▸ **Problem to work on**:
Without copying any pictures, restate exactly the lines from the start of the records through the line containing "const pontos = (xs, ys)".

/---

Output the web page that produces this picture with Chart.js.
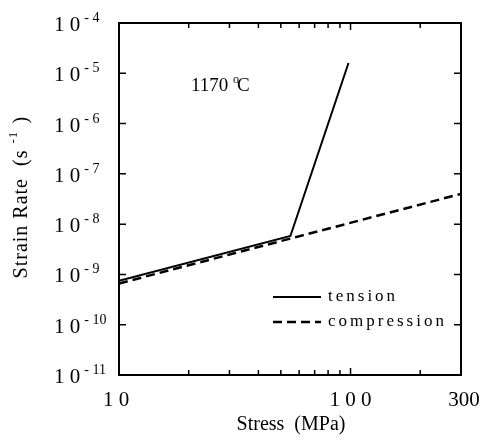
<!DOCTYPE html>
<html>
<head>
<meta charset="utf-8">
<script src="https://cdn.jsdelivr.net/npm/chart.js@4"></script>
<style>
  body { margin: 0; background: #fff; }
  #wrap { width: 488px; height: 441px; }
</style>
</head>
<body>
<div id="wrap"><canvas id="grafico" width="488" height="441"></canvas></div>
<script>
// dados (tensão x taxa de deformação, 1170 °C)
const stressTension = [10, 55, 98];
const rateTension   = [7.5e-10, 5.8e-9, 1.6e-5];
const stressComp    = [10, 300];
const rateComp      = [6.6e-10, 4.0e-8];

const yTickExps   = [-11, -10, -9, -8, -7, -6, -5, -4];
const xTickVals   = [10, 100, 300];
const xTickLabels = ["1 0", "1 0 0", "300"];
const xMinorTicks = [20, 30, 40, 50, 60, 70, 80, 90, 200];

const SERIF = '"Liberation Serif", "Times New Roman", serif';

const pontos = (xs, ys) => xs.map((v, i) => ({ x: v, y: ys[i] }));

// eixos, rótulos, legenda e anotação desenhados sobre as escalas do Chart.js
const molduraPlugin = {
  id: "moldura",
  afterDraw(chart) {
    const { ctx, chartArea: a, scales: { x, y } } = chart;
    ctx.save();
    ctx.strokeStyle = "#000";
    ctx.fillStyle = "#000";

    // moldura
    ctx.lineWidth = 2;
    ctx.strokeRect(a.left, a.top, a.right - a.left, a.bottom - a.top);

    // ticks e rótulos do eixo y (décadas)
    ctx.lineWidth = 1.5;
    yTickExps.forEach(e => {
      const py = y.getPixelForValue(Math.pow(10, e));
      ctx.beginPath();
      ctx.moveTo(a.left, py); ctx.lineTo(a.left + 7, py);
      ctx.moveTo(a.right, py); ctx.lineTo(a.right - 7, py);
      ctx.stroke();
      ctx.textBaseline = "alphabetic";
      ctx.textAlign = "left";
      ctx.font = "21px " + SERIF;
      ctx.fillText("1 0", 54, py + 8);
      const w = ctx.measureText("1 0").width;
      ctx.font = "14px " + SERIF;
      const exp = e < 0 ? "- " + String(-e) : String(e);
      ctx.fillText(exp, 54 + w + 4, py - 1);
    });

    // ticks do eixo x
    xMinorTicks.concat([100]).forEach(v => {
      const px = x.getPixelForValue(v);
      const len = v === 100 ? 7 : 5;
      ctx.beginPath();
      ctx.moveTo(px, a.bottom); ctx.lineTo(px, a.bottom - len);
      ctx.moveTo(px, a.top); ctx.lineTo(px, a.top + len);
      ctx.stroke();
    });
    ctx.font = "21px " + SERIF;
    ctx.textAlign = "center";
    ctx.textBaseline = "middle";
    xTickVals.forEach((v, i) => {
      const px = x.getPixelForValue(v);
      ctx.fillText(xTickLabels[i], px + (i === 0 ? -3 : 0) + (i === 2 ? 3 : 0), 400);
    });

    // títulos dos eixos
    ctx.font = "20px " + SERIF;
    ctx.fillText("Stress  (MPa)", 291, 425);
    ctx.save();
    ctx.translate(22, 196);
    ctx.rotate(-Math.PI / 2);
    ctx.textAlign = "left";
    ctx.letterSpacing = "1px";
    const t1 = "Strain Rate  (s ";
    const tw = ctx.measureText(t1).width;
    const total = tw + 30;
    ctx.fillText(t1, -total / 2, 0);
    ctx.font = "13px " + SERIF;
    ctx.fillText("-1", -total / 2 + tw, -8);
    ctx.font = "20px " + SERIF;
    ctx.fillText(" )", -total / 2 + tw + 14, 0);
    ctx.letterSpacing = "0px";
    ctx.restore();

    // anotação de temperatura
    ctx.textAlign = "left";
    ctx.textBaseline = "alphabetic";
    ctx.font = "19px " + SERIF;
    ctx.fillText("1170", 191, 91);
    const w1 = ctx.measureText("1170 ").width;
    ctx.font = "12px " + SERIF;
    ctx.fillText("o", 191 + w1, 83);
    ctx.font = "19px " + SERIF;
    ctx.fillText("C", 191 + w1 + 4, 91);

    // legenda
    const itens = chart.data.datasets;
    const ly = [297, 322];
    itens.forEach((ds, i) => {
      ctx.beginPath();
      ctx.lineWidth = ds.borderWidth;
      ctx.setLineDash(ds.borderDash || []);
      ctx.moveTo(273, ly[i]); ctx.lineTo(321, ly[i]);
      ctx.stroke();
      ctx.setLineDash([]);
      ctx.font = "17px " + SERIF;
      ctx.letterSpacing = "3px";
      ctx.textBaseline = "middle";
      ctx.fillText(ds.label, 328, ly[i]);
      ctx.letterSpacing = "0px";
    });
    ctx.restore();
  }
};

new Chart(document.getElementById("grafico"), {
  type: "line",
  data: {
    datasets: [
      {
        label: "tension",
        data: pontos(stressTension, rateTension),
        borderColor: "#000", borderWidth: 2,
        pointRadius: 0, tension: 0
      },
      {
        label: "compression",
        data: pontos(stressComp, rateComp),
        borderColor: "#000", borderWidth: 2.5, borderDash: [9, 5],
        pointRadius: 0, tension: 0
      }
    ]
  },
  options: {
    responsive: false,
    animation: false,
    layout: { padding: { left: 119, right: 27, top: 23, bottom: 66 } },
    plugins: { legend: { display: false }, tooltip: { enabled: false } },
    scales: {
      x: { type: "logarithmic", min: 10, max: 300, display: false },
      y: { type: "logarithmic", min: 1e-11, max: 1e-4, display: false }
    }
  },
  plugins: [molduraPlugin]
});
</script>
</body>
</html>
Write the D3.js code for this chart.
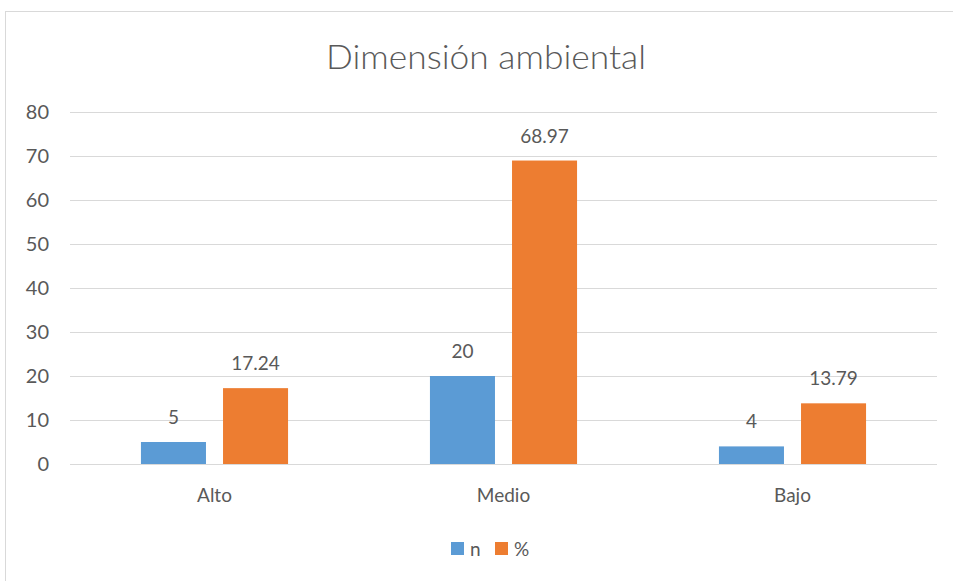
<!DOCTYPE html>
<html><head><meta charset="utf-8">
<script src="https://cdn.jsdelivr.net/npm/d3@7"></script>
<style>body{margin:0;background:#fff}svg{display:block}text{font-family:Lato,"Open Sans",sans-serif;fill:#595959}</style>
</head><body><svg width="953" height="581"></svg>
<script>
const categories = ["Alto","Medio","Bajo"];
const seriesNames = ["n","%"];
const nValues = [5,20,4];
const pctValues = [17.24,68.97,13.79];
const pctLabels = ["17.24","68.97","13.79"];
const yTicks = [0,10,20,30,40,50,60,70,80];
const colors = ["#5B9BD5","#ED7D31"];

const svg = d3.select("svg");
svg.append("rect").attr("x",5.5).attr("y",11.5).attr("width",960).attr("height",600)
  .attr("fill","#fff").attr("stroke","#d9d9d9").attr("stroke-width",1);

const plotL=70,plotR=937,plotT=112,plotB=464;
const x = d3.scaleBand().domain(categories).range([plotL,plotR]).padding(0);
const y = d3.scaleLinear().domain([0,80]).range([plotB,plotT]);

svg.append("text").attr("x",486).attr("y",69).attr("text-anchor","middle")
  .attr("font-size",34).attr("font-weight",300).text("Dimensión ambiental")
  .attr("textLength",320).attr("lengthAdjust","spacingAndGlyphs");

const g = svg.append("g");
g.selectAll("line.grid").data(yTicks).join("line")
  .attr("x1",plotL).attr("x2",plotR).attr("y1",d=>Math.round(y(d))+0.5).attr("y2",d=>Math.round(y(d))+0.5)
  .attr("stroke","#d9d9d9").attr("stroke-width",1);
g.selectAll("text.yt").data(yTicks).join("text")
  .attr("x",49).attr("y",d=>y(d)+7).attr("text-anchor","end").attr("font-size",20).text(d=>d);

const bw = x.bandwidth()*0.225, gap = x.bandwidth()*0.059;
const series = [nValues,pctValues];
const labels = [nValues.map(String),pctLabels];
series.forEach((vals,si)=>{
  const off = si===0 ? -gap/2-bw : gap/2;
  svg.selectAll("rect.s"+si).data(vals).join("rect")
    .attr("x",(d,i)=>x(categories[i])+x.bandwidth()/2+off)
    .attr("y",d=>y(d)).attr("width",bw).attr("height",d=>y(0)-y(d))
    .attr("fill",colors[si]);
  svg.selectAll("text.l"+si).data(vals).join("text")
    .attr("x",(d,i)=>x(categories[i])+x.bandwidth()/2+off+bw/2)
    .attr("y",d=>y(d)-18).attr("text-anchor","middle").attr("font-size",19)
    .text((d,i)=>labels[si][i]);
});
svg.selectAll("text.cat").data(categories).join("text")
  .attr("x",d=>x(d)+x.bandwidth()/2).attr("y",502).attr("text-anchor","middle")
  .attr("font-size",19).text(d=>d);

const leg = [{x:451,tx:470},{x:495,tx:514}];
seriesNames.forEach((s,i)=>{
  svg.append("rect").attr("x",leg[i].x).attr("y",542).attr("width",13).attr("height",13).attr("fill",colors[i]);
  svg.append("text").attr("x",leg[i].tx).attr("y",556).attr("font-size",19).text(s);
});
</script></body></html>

\---

▸ **Answer**:
Output the web page that produces this picture with Chart.js.
<!DOCTYPE html>
<html>
<head>
<meta charset="utf-8">
<script src="https://cdn.jsdelivr.net/npm/chart.js@4"></script>
<style>
  body { margin: 0; background: #fff; }
  #wrap { width: 488px; height: 441px; }
</style>
</head>
<body>
<div id="wrap"><canvas id="grafico" width="488" height="441"></canvas></div>
<script>
// dados (tensão x taxa de deformação, 1170 °C)
const stressTension = [10, 55, 98];
const rateTension   = [7.5e-10, 5.8e-9, 1.6e-5];
const stressComp    = [10, 300];
const rateComp      = [6.6e-10, 4.0e-8];

const yTickExps   = [-11, -10, -9, -8, -7, -6, -5, -4];
const xTickVals   = [10, 100, 300];
const xTickLabels = ["1 0", "1 0 0", "300"];
const xMinorTicks = [20, 30, 40, 50, 60, 70, 80, 90, 200];

const SERIF = '"Liberation Serif", "Times New Roman", serif';

const pontos = (xs, ys) => xs.map((v, i) => ({ x: v, y: ys[i] }));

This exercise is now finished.